Define reinforcement learning.
A type of machine learning where agents learn to make decisions by receiving rewards or penalties.
What is an agent in reinforcement learning?
An entity that makes decisions and takes actions in an environment to maximize cumulative reward.
True or false: Exploration is the process of trying new actions in reinforcement learning.
TRUE
Exploration helps agents discover better strategies than exploiting known actions.
Fill in the blank: The environment provides _______ to the agent.
states and rewards
What does reward signify in reinforcement learning?
A feedback signal that indicates the success of an agent’s action in achieving its goal.
Define policy in reinforcement learning.
A strategy that defines the agent’s actions based on the current state of the environment.
What is the purpose of value function?
To estimate the expected return or future rewards from a given state or state-action pair.
True or false: Discount factor determines the importance of future rewards.
TRUE
A discount factor between 0 and 1 prioritizes immediate rewards over distant ones.
What is Q-learning?
A model-free reinforcement learning algorithm that learns the value of action in states.

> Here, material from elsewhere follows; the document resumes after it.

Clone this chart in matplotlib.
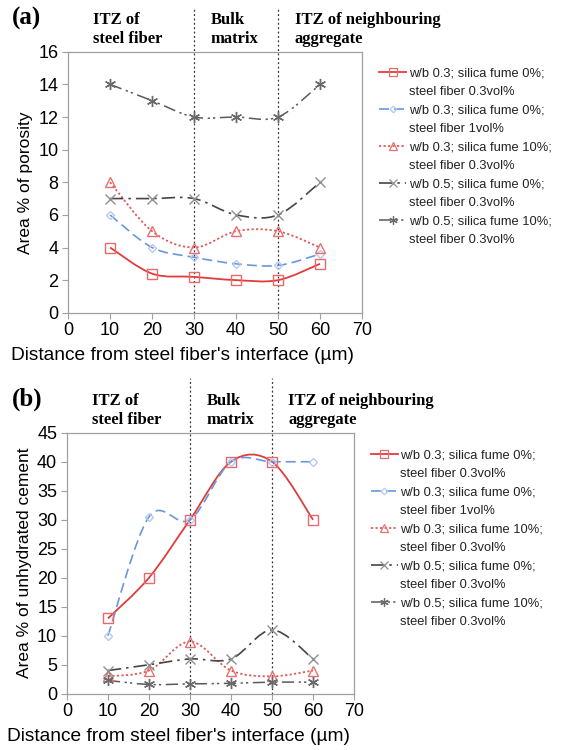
"""
Porosity and unhydrated cement around the steel fiber interface
"""
import matplotlib
matplotlib.use('Agg')
import matplotlib.pyplot as plt
from matplotlib.path import Path
from matplotlib.patches import PathPatch
from matplotlib.lines import Line2D

distance = [10, 20, 30, 40, 50, 60]

labels = ['w/b 0.3; silica fume 0%;\nsteel fiber 0.3vol%',
          'w/b 0.3; silica fume 0%;\nsteel fiber 1vol%',
          'w/b 0.3; silica fume 10%;\nsteel fiber 0.3vol%',
          'w/b 0.5; silica fume 0%;\nsteel fiber 0.3vol%',
          'w/b 0.5; silica fume 10%;\nsteel fiber 0.3vol%']

# (a) area % of porosity
porosity_s1 = [4, 2.4, 2.2, 2, 2, 3]
porosity_s2 = [6, 4, 3.4, 3, 2.9, 3.6]
porosity_s3 = [8, 5, 4, 5, 5, 4]
porosity_s4 = [7, 7, 7, 6, 6, 8]
porosity_s5 = [14, 13, 12, 12, 12, 14]

# (b) area % of unhydrated cement
unhydrated_s1 = [13, 20, 30, 40, 40, 30]
unhydrated_s2 = [10, 30.5, 30, 40, 40, 40]
unhydrated_s3 = [3, 4, 9, 4, 3, 4]
unhydrated_s4 = [4, 5, 6, 6, 11, 6]
unhydrated_s5 = [2.3, 1.6, 1.7, 1.8, 2, 2]

styles = [
    dict(color='#e03c3c', ls='-', lw=1.3, marker='s', mec='#e86a6a', ms=7.5),
    dict(color='#6a96e0', ls=(0, (6, 3)), lw=1.2, marker='D', mec='#b8c8ee', ms=4.5),
    dict(color='#e05858', ls=(0, (1.2, 1.3)), lw=1.3, marker='^', mec='#e87070', ms=7.5),
    dict(color='#454545', ls=(0, (8, 3, 1.5, 3)), lw=1.2, marker='x', mec='#909090', ms=7),
    dict(color='#5a5a5a', ls=(0, (8, 3, 1.5, 2, 1.5, 3)), lw=1.1,
         marker=(6, 2, 0), mec='#6a6a6a', ms=8),
]

serif = ['Liberation Serif', 'DejaVu Serif']
sans = ['Liberation Sans', 'DejaVu Sans']
plt.rcParams['font.family'] = sans


def smooth_path(x, y):
    # Excel-like smoothed line (Bezier segments through the points)
    pts = list(zip(x, y))
    verts = [pts[0]]
    codes = [Path.MOVETO]
    n = len(pts)
    for i in range(n - 1):
        p0 = pts[i - 1] if i > 0 else pts[i]
        p1 = pts[i]
        p2 = pts[i + 1]
        p3 = pts[i + 2] if i + 2 < n else pts[i + 1]
        c1 = (p1[0] + (p2[0] - p0[0]) / 6, p1[1] + (p2[1] - p0[1]) / 6)
        c2 = (p2[0] - (p3[0] - p1[0]) / 6, p2[1] - (p3[1] - p1[1]) / 6)
        verts += [c1, c2, p2]
        codes += [Path.CURVE4] * 3
    return Path(verts, codes)


def draw_panel(ax, series, ymax, ystep, ylabel, tag, vtop, leg_y):
    for vals, st in zip(series, styles):
        ax.add_patch(PathPatch(smooth_path(distance, vals), fill=False,
                               edgecolor=st['color'], linestyle=st['ls'],
                               lw=st['lw'], zorder=3))
        ax.plot(distance, vals, linestyle='none', marker=st['marker'],
                mfc='none', mec=st['mec'], ms=st['ms'], mew=1.0, zorder=4)
    for xv in (30, 50):
        ax.axvline(xv, ymin=0, ymax=vtop, color='#333333', lw=0.9,
                   ls=(0, (1.5, 2)), clip_on=False, zorder=2)
    ax.set_xlim(0, 70)
    ax.set_ylim(0, ymax)
    ax.set_xticks(range(0, 71, 10))
    ax.set_yticks(range(0, ymax + 1, ystep))
    for sp in ax.spines.values():
        sp.set_color('#a0a0a0')
        sp.set_linewidth(0.9)
    ax.tick_params(direction='out', length=4, color='#a0a0a0',
                   labelsize=13, pad=3)
    ax.set_ylabel(ylabel, fontsize=12.5, labelpad=4)
    ax.set_xlabel("Distance from steel fiber's interface (\u00b5m)",
                  fontsize=13.8)
    ax.xaxis.set_label_coords(0.39, -0.13)
    kw = dict(transform=ax.transData, fontfamily=serif, fontweight='bold',
              fontsize=12, va='bottom', ha='left', linespacing=1.2)
    ytxt = ymax * 1.02
    ax.text(6, ytxt, 'ITZ of\nsteel fiber', **kw)
    ax.text(34, ytxt, 'Bulk\nmatrix', **kw)
    ax.text(54, ytxt, 'ITZ of neighbouring\naggregate', **kw)
    ax.text(-0.19, 1.085, tag, transform=ax.transAxes, fontfamily=serif,
            fontweight='bold', fontsize=18, ha='left', va='bottom')

    # legend: handle on the first line of each two-line label
    handles, rows = [], []
    for st, lab in zip(styles, labels):
        first, second = lab.split('\n')
        handles.append(Line2D([], [], color=st['color'], ls=st['ls'], lw=st['lw'],
                              marker=st['marker'], mfc='none', mec=st['mec'],
                              ms=st['ms'] * 0.75, mew=0.9))
        rows.append(first)
        handles.append(Line2D([], [], color='none', lw=0))
        rows.append(second)
    leg = ax.legend(handles, rows, loc='upper left',
                    bbox_to_anchor=(1.04, leg_y), frameon=False, fontsize=9.3,
                    handlelength=2.1, handletextpad=0.2, labelspacing=0.5,
                    borderaxespad=0)
    for t in leg.get_texts():
        t.set_color('#222222')


fig = plt.figure(figsize=(5.72, 7.5), dpi=100)
ax_a = fig.add_axes([0.119, 0.583, 0.514, 0.348])
ax_b = fig.add_axes([0.117, 0.075, 0.502, 0.348])

draw_panel(ax_a, [porosity_s1, porosity_s2, porosity_s3, porosity_s4, porosity_s5],
           16, 2, 'Area % of porosity', '(a)', 1.17, 0.96)
draw_panel(ax_b, [unhydrated_s1, unhydrated_s2, unhydrated_s3, unhydrated_s4,
                  unhydrated_s5],
           45, 5, 'Area % of unhydrated cement', '(b)', 1.21, 0.955)

fig.savefig('out.png', dpi=100, facecolor='white')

Fill in the blank: In reinforcement learning, exploit means to _______.
use known information to maximize reward
Define Markov Decision Process (MDP).
A mathematical framework for modeling decision-making where outcomes are partly random and partly under the control of an agent.
What is temporal difference learning?
A method that updates value estimates based on the difference between predicted and actual rewards over time.
True or false: Deep reinforcement learning combines neural networks with reinforcement learning.
TRUE
It allows agents to handle high-dimensional state spaces effectively.
What does exploration-exploitation tradeoff refer to?
The balance between trying new actions and using known actions to maximize rewards.
Fill in the blank: SARSA stands for _______.
State-Action-Reward-State-Action
What is the role of a reward function?
To define the goals of the agent by assigning rewards to actions taken in specific states.
Define policy gradient methods.
A class of algorithms that optimize the policy directly by adjusting its parameters based on gradients.
What is experience replay?
A technique where past experiences are stored and reused to improve learning efficiency.
True or false: Monte Carlo methods rely on complete episodes for learning.
TRUE
They estimate value functions based on the average returns of complete episodes.
What is a state in reinforcement learning?
A representation of the current situation of the agent within the environment.
Fill in the blank: Transfer learning in reinforcement learning refers to _______.
applying knowledge from one task to improve learning in another task.
What is multi-agent reinforcement learning?
A scenario where multiple agents interact and learn in the same environment, influencing each other’s learning.
Define reward shaping.
The process of modifying the reward function to make learning more efficient or faster.
What is the Bellman equation?
A recursive equation that relates the value of a state to the values of its successor states.